Aún hoy, la industria de la fake death, potenciada por las redes, sigue siendo boyante. Nada hay más desagradable que destapar el bulo cuando ya hemos dado el do de pecho ante la muerte ajena: que la realidad no te estropee una buena esquela. Pero tampoco debe haber nada más molesto, visto desde el otro lado, que morir en vida y ver qué se comenta. Nos cuenta el propio Darío en su autobiografía que «por dos veces se ha esparcido por América esa falsa nueva de mi ingreso en la Estigia».

Yo, por mi parte, he dado con una de ellas: en 1895, cuando Darío era casi exclusivamente el autor de Azul, aún lejos de convertirse en el príncipe indiscutido de las letras hispanas. A principios de aquel año corrió por todas las redacciones de Hispanoamérica la noticia falsa de su muerte. Señores opinadores de aquí y de acullá, lectores más o menos apasionados y simples plumillas con aspiración a cocido, entierran de inmediato al finado con sus mejores galas sintácticas. Federico Henríquez y Carvajal escribe en una revista dominicana: «Poeta de lira de diamante sobre la cual se quiebra la luz en lluvia de colores». Otros, menos convencidos, hablaban de su ‘francesismo’ recalcitrante, que fue «a un tiempo su error y su acierto». Y, finalmente, llegan los cenizos y los malquistos.

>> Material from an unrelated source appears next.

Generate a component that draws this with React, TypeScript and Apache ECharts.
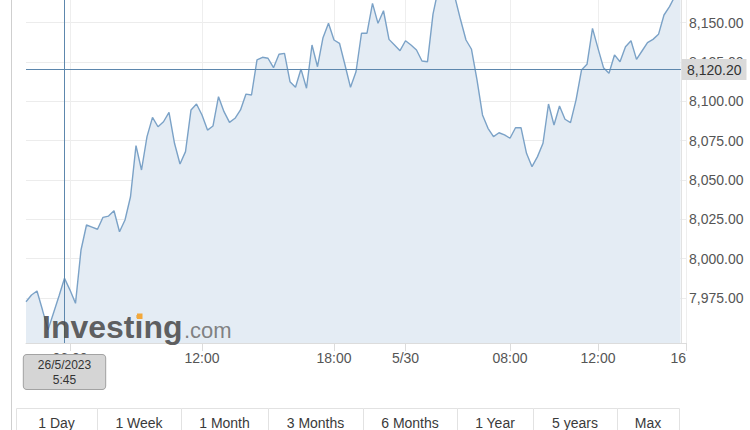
import React, { useEffect, useRef } from "react";
import * as echarts from "echarts";

// ---- data ----
const sessions = [
  { date: "26/5/2023", startMinutes: 4 * 60, count: 69 },
  { date: "30/5/2023", startMinutes: 3 * 60 + 15, count: 52 },
];
const stepMinutes = 15;

const prices = [
  7972.5, 7976.8, 7979.3, 7967.2, 7954.6, 7965.3, 7976.1, 7987.4, 7979.9, 7971.5,
  8005.4, 8021.3, 8020.0, 8018.6, 8026.2, 8027.0, 8030.4, 8017.0, 8024.5, 8039.3,
  8071.8, 8056.3, 8077.5, 8089.8, 8083.8, 8087.0, 8093.0, 8073.3, 8060.1, 8068.0,
  8094.5, 8098.3, 8091.3, 8081.7, 8084.3, 8102.9, 8093.4, 8086.6, 8089.2, 8094.5,
  8104.6, 8104.0, 8126.3, 8128.0, 8127.4, 8121.4, 8129.9, 8130.5, 8112.5, 8108.9,
  8120.5, 8108.3, 8135.8, 8122.0, 8140.5, 8149.6, 8139.0, 8136.9, 8123.1, 8108.9,
  8118.8, 8143.3, 8143.3, 8162.3, 8149.6, 8157.6, 8139.4, 8135.8, 8132.2, 8138.5,
  8135.8, 8132.6, 8125.6, 8125.2, 8155.5, 8172.0, 8176.0, 8173.0, 8166.0, 8152.0,
  8139.0, 8133.1, 8113.6, 8091.3, 8082.8, 8077.5, 8080.0, 8078.6, 8076.5, 8083.2,
  8083.2, 8066.9, 8058.4, 8064.8, 8073.3, 8098.3, 8084.9, 8097.0, 8088.6, 8086.4,
  8100.8, 8119.9, 8123.5, 8146.4, 8133.7, 8121.4, 8117.8, 8129.5, 8125.2, 8134.7,
  8138.5, 8126.7, 8132.0, 8137.3, 8139.4, 8142.6, 8154.9, 8160.2, 8167.0, 8171.0,
];

const tickCategories = [
  "26/5/2023 6:00",
  "26/5/2023 12:00",
  "26/5/2023 18:00",
  "30/5/2023 3:15",
  "30/5/2023 8:00",
  "30/5/2023 12:00",
  "30/5/2023 16:00",
];
const tickLabels = ["06:00", "12:00", "18:00", "5/30", "08:00", "12:00", "16"];

const yLabelMin = 7975;
const yLabelMax = 8150;
const yLabelStep = 25;
const plotMin = 7946.25;
const plotMax = 8164.44;

const cursorCategory = "26/5/2023 5:45";
const cursorPrice = 8120.2;

const rangeButtons = ["1 Day", "1 Week", "1 Month", "3 Months", "6 Months", "1 Year", "5 years", "Max"];

// ---- layout ----
const FONT = "'Liberation Sans', Arial, Helvetica, sans-serif";
const buttonEdges = [16, 97, 181, 268, 363, 457, 533, 617, 679];

const categories: string[] = [];
sessions.forEach((s) => {
  for (let k = 0; k < s.count; k++) {
    const m = s.startMinutes + k * stepMinutes;
    categories.push(`${s.date} ${Math.floor(m / 60)}:${String(m % 60).padStart(2, "0")}`);
  }
});
const tickIndexSet = new Set(tickCategories.map((c) => categories.indexOf(c)));
const isTick = (idx: number) => tickIndexSet.has(idx);

const fmt = (v: number) =>
  v.toLocaleString("en-US", { minimumFractionDigits: 2, maximumFractionDigits: 2 });

export default function App() {
  const ref = useRef<HTMLDivElement>(null);
  useEffect(() => {
    if (!ref.current) return;
    const chart = echarts.init(ref.current, undefined, { renderer: "svg" });

    const buttonGraphics: any[] = [];
    rangeButtons.forEach((label, i) => {
      const x0 = buttonEdges[i];
      const x1 = buttonEdges[i + 1];
      buttonGraphics.push({
        type: "rect",
        z: 50,
        shape: { x: x0 + 0.5, y: 408.5, width: x1 - x0, height: 30 },
        style: { fill: "#ffffff", stroke: "#e2e2e2", lineWidth: 1 },
      });
      buttonGraphics.push({
        type: "text",
        z: 51,
        x: (x0 + x1) / 2,
        y: 423,
        style: {
          text: label,
          fill: "#3a3a3a",
          fontSize: 14,
          fontFamily: FONT,
          align: "center",
          verticalAlign: "middle",
        },
      });
    });

    const option: any = {
      animation: false,
      textStyle: { fontFamily: FONT },
      grid: [
        { left: 26, right: 64, top: 0, bottom: 87 },
        { left: 26, right: 64, top: 22.7, bottom: 132.2 },
      ],
      xAxis: [
        {
          type: "category",
          gridIndex: 0,
          data: categories,
          boundaryGap: false,
          axisLine: { lineStyle: { color: "#dcdcdc" } },
          axisTick: { interval: isTick, length: 8, lineStyle: { color: "#dcdcdc" } },
          splitLine: { show: true, interval: isTick, lineStyle: { color: "#eeeeee" } },
          axisLabel: {
            interval: isTick,
            formatter: (v: string) => {
              const k = tickCategories.indexOf(v);
              return k >= 0 ? tickLabels[k] : "";
            },
            fontSize: 14,
            color: "#555555",
            margin: 8,
            alignMaxLabel: "right",
          },
        },
        { type: "category", gridIndex: 1, data: categories, boundaryGap: false, show: false },
      ],
      yAxis: [
        {
          type: "value",
          gridIndex: 0,
          min: plotMin,
          max: plotMax,
          show: false,
          splitLine: { show: false },
        },
        {
          type: "value",
          gridIndex: 1,
          position: "right",
          min: yLabelMin,
          max: yLabelMax,
          interval: yLabelStep,
          axisLine: { show: false },
          axisTick: { show: false },
          splitLine: { show: true, lineStyle: { color: "#ececec" } },
          axisLabel: { fontSize: 14, color: "#555555", margin: 3, formatter: (v: number) => fmt(v) },
        },
      ],
      series: [
        {
          type: "line",
          xAxisIndex: 0,
          yAxisIndex: 0,
          data: prices,
          symbol: "none",
          clip: true,
          lineStyle: { color: "#7ba2c7", width: 1.4 },
          areaStyle: { color: "#e4ecf4", opacity: 1 },
          markLine: {
            silent: true,
            symbol: ["none", "none"],
            animation: false,
            lineStyle: { color: "#5d87ad", width: 1, type: "solid" },
            emphasis: { disabled: true },
            data: [
              {
                xAxis: cursorCategory,
                label: {
                  show: true,
                  position: "start",
                  distance: 12,
                  formatter: cursorCategory.replace(" ", "\n"),
                  backgroundColor: "#d5d5d5",
                  borderColor: "#a3a3a3",
                  borderWidth: 1,
                  borderRadius: 3,
                  padding: [2, 14, 2, 14],
                  color: "#333333",
                  fontSize: 12,
                  lineHeight: 15,
                  align: "center",
                },
              },
              {
                yAxis: cursorPrice,
                label: {
                  show: true,
                  position: "end",
                  distance: -4,
                  formatter: fmt(cursorPrice),
                  backgroundColor: "#dadada",
                  padding: [3, 5, 3, 5],
                  color: "#333333",
                  fontSize: 14,
                  lineHeight: 15,
                },
              },
            ],
          },
        },
      ],
      graphic: [
        {
          type: "line",
          z: 50,
          shape: { x1: 11.5, y1: 0, x2: 11.5, y2: 430 },
          style: { stroke: "#cfcfcf", lineWidth: 1 },
        },
        {
          type: "line",
          z: 50,
          shape: { x1: 681.5, y1: 0, x2: 681.5, y2: 343 },
          style: { stroke: "#e2e2e2", lineWidth: 1 },
        },
        {
          type: "text",
          z: 100,
          x: 42,
          y: 327,
          style: {
            text: "Investing",
            fill: "rgba(70,70,70,0.85)",
            fontSize: 32,
            fontWeight: "bold",
            fontFamily: FONT,
            align: "left",
            verticalAlign: "middle",
          },
        },
        {
          type: "text",
          z: 100,
          x: 184,
          y: 330.5,
          style: {
            text: ".com",
            fill: "rgba(110,110,110,0.85)",
            fontSize: 22,
            fontFamily: FONT,
            align: "left",
            verticalAlign: "middle",
          },
        },
        {
          type: "rect",
          z: 101,
          shape: { x: 137, y: 313.5, width: 5.5, height: 5.5 },
          style: { fill: "#f3a83b" },
        },
        ...buttonGraphics,
      ],
    };
    chart.setOption(option);
    return () => chart.dispose();
  }, []);

  return (
    <div
      ref={ref}
      style={{ position: "absolute", left: 0, top: 0, width: 750, height: 430, background: "#ffffff" }}
    />
  );
}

Es a estos últimos a quien rememora Darío en su obra. «No podré olvidar la poco evangélica necrológica que, la primera vez, me dedicara en La Estrella de Panamá, un furioso clérigo y que decía poco más o menos: «Gracias a Dios que ya desapareció esta plaga de la literatura española… Con esta muerte no se pierde absolutamente nada». Quién quiere demonios teniendo santurrones de este tipo.

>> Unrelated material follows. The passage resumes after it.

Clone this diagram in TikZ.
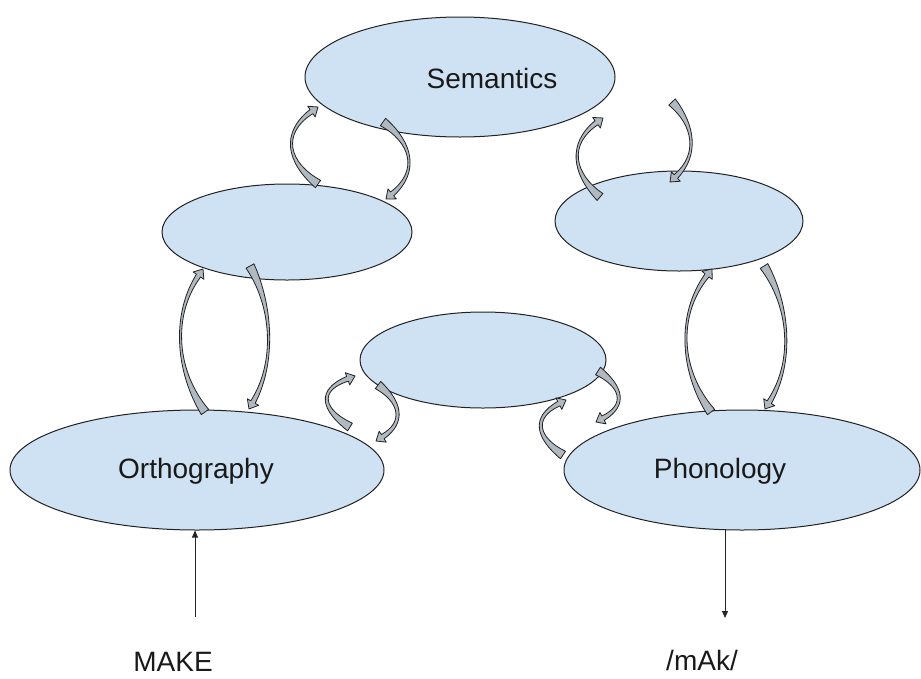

Esto del entierro por adelantado es casi un signo de distinción. No pocos de los grandes la han experimentado. A Borges lo enterraron en el 57, presuntamente en París, treinta años antes de que se certificara la defunción. El argentino, tan atinado siempre, desmiente la noticia en una carta a un amigo de esta formidable manera: «Querido Ulyses: Aquí estoy vivito y coleando a pesar de Le Figaro. La noticia no era falsa sino (como siempre ocurre en tales casos) prematura y profética». En puridad, a cada uno nos corresponde la necrológica con el primer vagido.

No ahonda Darío en la impresión que debió causarle el entierro en vida, siendo como fue un tipo altamente aprensivo con la muerte, realmente obsesivo. Esa misma manía es la que hace que, prudente, se aleje de las ciencias ocultas: «No he seguido en esta clase de investigaciones por temor justo a alguna perturbación cerebral», explica. Con todo, jamás escapó a la visión de la guadaña, incluso cuando venía enmascarada en oropeles y diademas de lánguidas princesas. Su larga y antológica frecuentación de la bebida no ayudó tampoco a mantenerle en el mejor de los estados nerviosos. Murió de esto y lo otro a los 49 años de edad, justo un mes después de regresar a su ciudad natal: León, Nicaragua. Esta vez sí iba en serio.